### What this task involves
Transcribe the data in full and exactly, omitting any pictures.

### Dataset excerpt
* begin *

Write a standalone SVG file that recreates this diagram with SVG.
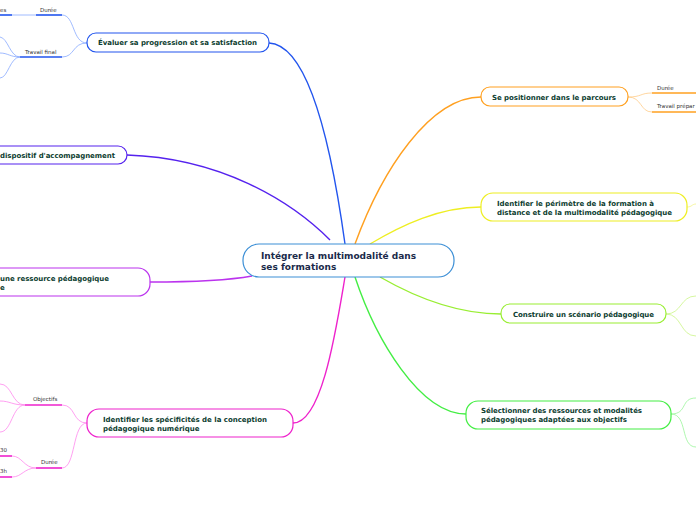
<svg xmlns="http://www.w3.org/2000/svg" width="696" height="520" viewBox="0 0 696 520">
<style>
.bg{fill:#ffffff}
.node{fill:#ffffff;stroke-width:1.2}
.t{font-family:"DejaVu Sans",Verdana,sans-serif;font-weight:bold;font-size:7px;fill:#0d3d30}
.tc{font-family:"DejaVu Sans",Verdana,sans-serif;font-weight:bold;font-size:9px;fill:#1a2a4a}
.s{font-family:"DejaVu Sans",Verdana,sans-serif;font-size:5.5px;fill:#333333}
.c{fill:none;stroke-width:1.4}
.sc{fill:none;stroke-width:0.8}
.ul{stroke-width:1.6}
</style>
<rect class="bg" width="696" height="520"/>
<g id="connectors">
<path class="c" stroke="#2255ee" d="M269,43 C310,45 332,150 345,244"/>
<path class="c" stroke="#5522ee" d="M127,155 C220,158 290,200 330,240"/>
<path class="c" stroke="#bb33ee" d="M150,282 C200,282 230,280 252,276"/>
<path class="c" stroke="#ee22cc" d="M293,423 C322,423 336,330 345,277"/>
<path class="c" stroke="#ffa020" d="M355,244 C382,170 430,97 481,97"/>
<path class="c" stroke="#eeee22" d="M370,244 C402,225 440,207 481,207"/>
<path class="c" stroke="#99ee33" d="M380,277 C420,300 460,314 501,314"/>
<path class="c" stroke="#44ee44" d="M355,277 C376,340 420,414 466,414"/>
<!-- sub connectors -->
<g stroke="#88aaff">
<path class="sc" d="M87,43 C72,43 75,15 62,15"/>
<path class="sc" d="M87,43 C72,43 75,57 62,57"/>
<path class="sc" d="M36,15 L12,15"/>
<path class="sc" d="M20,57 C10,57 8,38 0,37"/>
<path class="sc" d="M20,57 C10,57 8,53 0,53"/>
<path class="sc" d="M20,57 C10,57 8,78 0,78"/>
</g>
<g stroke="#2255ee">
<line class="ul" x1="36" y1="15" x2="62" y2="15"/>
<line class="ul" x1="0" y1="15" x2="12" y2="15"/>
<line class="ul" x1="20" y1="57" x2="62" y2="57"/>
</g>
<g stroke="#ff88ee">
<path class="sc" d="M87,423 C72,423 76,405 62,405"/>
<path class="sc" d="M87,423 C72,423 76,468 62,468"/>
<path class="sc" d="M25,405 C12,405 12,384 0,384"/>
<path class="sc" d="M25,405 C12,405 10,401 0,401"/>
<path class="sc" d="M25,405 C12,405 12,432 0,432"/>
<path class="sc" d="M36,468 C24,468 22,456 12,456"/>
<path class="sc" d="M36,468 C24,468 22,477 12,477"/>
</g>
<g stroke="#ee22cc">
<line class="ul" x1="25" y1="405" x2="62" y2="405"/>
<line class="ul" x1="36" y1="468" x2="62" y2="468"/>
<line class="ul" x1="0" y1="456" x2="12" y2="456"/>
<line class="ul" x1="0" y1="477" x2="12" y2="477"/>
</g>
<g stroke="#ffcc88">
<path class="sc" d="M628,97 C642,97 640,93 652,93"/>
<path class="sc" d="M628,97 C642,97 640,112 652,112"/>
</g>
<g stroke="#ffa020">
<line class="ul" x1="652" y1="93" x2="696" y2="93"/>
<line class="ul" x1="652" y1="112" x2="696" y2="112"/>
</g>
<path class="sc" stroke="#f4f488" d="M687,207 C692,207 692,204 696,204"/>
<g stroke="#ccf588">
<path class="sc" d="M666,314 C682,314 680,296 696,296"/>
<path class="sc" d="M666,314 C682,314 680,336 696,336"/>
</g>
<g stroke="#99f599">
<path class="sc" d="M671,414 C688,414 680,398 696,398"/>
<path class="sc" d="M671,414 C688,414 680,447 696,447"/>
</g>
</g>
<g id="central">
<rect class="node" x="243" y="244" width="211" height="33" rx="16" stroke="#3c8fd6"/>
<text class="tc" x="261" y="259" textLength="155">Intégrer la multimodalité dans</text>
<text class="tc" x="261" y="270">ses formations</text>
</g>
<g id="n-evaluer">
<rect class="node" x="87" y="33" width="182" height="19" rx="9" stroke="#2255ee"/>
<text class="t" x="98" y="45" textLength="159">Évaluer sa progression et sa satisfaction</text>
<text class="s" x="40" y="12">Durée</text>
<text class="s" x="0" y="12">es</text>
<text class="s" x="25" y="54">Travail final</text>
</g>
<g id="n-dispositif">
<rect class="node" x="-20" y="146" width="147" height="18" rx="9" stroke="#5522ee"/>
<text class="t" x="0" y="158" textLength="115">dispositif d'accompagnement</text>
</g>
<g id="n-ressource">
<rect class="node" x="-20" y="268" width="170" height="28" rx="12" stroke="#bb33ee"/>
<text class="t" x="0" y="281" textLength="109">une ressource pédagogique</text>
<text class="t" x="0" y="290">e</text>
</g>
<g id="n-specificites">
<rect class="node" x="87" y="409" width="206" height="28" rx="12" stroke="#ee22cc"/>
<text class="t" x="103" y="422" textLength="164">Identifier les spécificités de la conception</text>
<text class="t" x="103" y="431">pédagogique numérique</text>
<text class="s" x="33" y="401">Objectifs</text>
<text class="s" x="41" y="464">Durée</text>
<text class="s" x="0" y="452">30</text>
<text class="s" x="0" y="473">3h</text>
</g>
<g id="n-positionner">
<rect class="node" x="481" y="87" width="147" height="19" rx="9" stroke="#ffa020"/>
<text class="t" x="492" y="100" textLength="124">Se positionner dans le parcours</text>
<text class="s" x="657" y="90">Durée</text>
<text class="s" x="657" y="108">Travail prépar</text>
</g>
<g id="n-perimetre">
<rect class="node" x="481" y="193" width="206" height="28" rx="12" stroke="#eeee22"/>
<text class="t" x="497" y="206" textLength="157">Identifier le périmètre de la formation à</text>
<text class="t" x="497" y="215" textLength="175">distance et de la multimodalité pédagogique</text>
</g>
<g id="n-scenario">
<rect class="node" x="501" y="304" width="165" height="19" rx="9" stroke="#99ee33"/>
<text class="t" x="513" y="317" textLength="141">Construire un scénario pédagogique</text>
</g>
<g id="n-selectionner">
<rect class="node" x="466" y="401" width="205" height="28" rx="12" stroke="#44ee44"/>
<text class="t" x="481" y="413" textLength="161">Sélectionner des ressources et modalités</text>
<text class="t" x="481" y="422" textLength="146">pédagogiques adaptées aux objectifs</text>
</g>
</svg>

* end *

### Response to this task
Write a standalone SVG file that recreates this diagram with SVG.
<svg xmlns="http://www.w3.org/2000/svg" width="696" height="520" viewBox="0 0 696 520">
<style>
.bg{fill:#ffffff}
.node{fill:#ffffff;stroke-width:1.2}
.t{font-family:"DejaVu Sans",Verdana,sans-serif;font-weight:bold;font-size:7px;fill:#0d3d30}
.tc{font-family:"DejaVu Sans",Verdana,sans-serif;font-weight:bold;font-size:9px;fill:#1a2a4a}
.s{font-family:"DejaVu Sans",Verdana,sans-serif;font-size:5.5px;fill:#333333}
.c{fill:none;stroke-width:1.4}
.sc{fill:none;stroke-width:0.8}
.ul{stroke-width:1.6}
</style>
<rect class="bg" width="696" height="520"/>
<g id="connectors">
<path class="c" stroke="#2255ee" d="M269,43 C310,45 332,150 345,244"/>
<path class="c" stroke="#5522ee" d="M127,155 C220,158 290,200 330,240"/>
<path class="c" stroke="#bb33ee" d="M150,282 C200,282 230,280 252,276"/>
<path class="c" stroke="#ee22cc" d="M293,423 C322,423 336,330 345,277"/>
<path class="c" stroke="#ffa020" d="M355,244 C382,170 430,97 481,97"/>
<path class="c" stroke="#eeee22" d="M370,244 C402,225 440,207 481,207"/>
<path class="c" stroke="#99ee33" d="M380,277 C420,300 460,314 501,314"/>
<path class="c" stroke="#44ee44" d="M355,277 C376,340 420,414 466,414"/>
<!-- sub connectors -->
<g stroke="#88aaff">
<path class="sc" d="M87,43 C72,43 75,15 62,15"/>
<path class="sc" d="M87,43 C72,43 75,57 62,57"/>
<path class="sc" d="M36,15 L12,15"/>
<path class="sc" d="M20,57 C10,57 8,38 0,37"/>
<path class="sc" d="M20,57 C10,57 8,53 0,53"/>
<path class="sc" d="M20,57 C10,57 8,78 0,78"/>
</g>
<g stroke="#2255ee">
<line class="ul" x1="36" y1="15" x2="62" y2="15"/>
<line class="ul" x1="0" y1="15" x2="12" y2="15"/>
<line class="ul" x1="20" y1="57" x2="62" y2="57"/>
</g>
<g stroke="#ff88ee">
<path class="sc" d="M87,423 C72,423 76,405 62,405"/>
<path class="sc" d="M87,423 C72,423 76,468 62,468"/>
<path class="sc" d="M25,405 C12,405 12,384 0,384"/>
<path class="sc" d="M25,405 C12,405 10,401 0,401"/>
<path class="sc" d="M25,405 C12,405 12,432 0,432"/>
<path class="sc" d="M36,468 C24,468 22,456 12,456"/>
<path class="sc" d="M36,468 C24,468 22,477 12,477"/>
</g>
<g stroke="#ee22cc">
<line class="ul" x1="25" y1="405" x2="62" y2="405"/>
<line class="ul" x1="36" y1="468" x2="62" y2="468"/>
<line class="ul" x1="0" y1="456" x2="12" y2="456"/>
<line class="ul" x1="0" y1="477" x2="12" y2="477"/>
</g>
<g stroke="#ffcc88">
<path class="sc" d="M628,97 C642,97 640,93 652,93"/>
<path class="sc" d="M628,97 C642,97 640,112 652,112"/>
</g>
<g stroke="#ffa020">
<line class="ul" x1="652" y1="93" x2="696" y2="93"/>
<line class="ul" x1="652" y1="112" x2="696" y2="112"/>
</g>
<path class="sc" stroke="#f4f488" d="M687,207 C692,207 692,204 696,204"/>
<g stroke="#ccf588">
<path class="sc" d="M666,314 C682,314 680,296 696,296"/>
<path class="sc" d="M666,314 C682,314 680,336 696,336"/>
</g>
<g stroke="#99f599">
<path class="sc" d="M671,414 C688,414 680,398 696,398"/>
<path class="sc" d="M671,414 C688,414 680,447 696,447"/>
</g>
</g>
<g id="central">
<rect class="node" x="243" y="244" width="211" height="33" rx="16" stroke="#3c8fd6"/>
<text class="tc" x="261" y="259" textLength="155">Intégrer la multimodalité dans</text>
<text class="tc" x="261" y="270">ses formations</text>
</g>
<g id="n-evaluer">
<rect class="node" x="87" y="33" width="182" height="19" rx="9" stroke="#2255ee"/>
<text class="t" x="98" y="45" textLength="159">Évaluer sa progression et sa satisfaction</text>
<text class="s" x="40" y="12">Durée</text>
<text class="s" x="0" y="12">es</text>
<text class="s" x="25" y="54">Travail final</text>
</g>
<g id="n-dispositif">
<rect class="node" x="-20" y="146" width="147" height="18" rx="9" stroke="#5522ee"/>
<text class="t" x="0" y="158" textLength="115">dispositif d'accompagnement</text>
</g>
<g id="n-ressource">
<rect class="node" x="-20" y="268" width="170" height="28" rx="12" stroke="#bb33ee"/>
<text class="t" x="0" y="281" textLength="109">une ressource pédagogique</text>
<text class="t" x="0" y="290">e</text>
</g>
<g id="n-specificites">
<rect class="node" x="87" y="409" width="206" height="28" rx="12" stroke="#ee22cc"/>
<text class="t" x="103" y="422" textLength="164">Identifier les spécificités de la conception</text>
<text class="t" x="103" y="431">pédagogique numérique</text>
<text class="s" x="33" y="401">Objectifs</text>
<text class="s" x="41" y="464">Durée</text>
<text class="s" x="0" y="452">30</text>
<text class="s" x="0" y="473">3h</text>
</g>
<g id="n-positionner">
<rect class="node" x="481" y="87" width="147" height="19" rx="9" stroke="#ffa020"/>
<text class="t" x="492" y="100" textLength="124">Se positionner dans le parcours</text>
<text class="s" x="657" y="90">Durée</text>
<text class="s" x="657" y="108">Travail prépar</text>
</g>
<g id="n-perimetre">
<rect class="node" x="481" y="193" width="206" height="28" rx="12" stroke="#eeee22"/>
<text class="t" x="497" y="206" textLength="157">Identifier le périmètre de la formation à</text>
<text class="t" x="497" y="215" textLength="175">distance et de la multimodalité pédagogique</text>
</g>
<g id="n-scenario">
<rect class="node" x="501" y="304" width="165" height="19" rx="9" stroke="#99ee33"/>
<text class="t" x="513" y="317" textLength="141">Construire un scénario pédagogique</text>
</g>
<g id="n-selectionner">
<rect class="node" x="466" y="401" width="205" height="28" rx="12" stroke="#44ee44"/>
<text class="t" x="481" y="413" textLength="161">Sélectionner des ressources et modalités</text>
<text class="t" x="481" y="422" textLength="146">pédagogiques adaptées aux objectifs</text>
</g>
</svg>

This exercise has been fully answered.